When I applied to the design program of my college, I had to meet with the head of the department. He told me a sentence that is foundational to being a designer, but at the time was total anethema to me.
“The difference between being an artist and being a designer is that artists can just express what’s inside of them, but designers must express what the client wants”.
That was hard for me to swallow. After all, the reason I was going into design was because I loved creating. I’ve always experienced creating something as tapping into what my gut is feeling, and then getting this rush of inspiration, like there is a train billowing into the station in a dramatic cloud of steam, whistling. What is then created, therefore, feels like a part of my bones – my kishkes, if you will. That’s how I create – using this sort of sixth sense, reaching deep inside, and upward- and then putting that into a finished, tangible product. Therefore, anyone looking at a design I make is really looking at a part of myself. That’s beautiful, and it’s also, to my disappointment, too emotionally wracking. Because then, every piece of work that I do is putting a deep, vulnerable part of myself out there for the world to judge. And in a designer’s case, the whole point is for the client to get something that expresses his internal idea.

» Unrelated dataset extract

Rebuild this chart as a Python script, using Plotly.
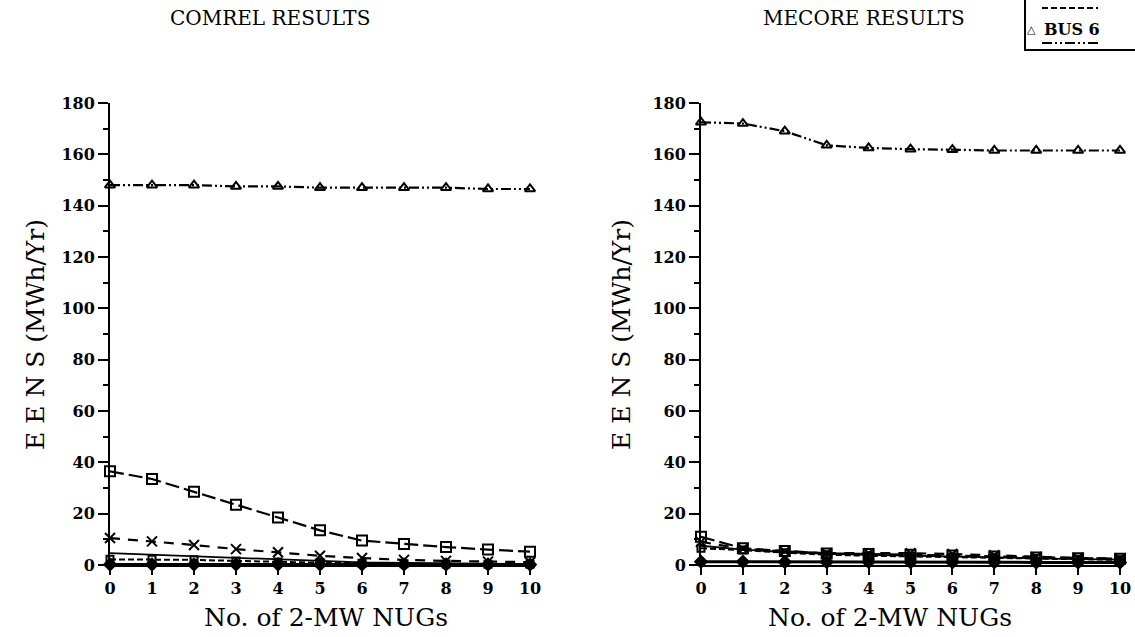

It was hard to accept what the head of department told me, but as time goes on, I see how internalizing that statement is actually such a helpful tool. I can still create things from that internal place – but those are just fun projects for myself. And I can still use an intuition I have about design in projects for clients. But the best way for me to design is not to put my self into the design, but rather detach myself emotionally from the it. I’m sort of supposed to be the brush in someone else’s hands. That feels hard for my ego, but in terms of creating quickly and efficiently, the detached way is so much more preferable.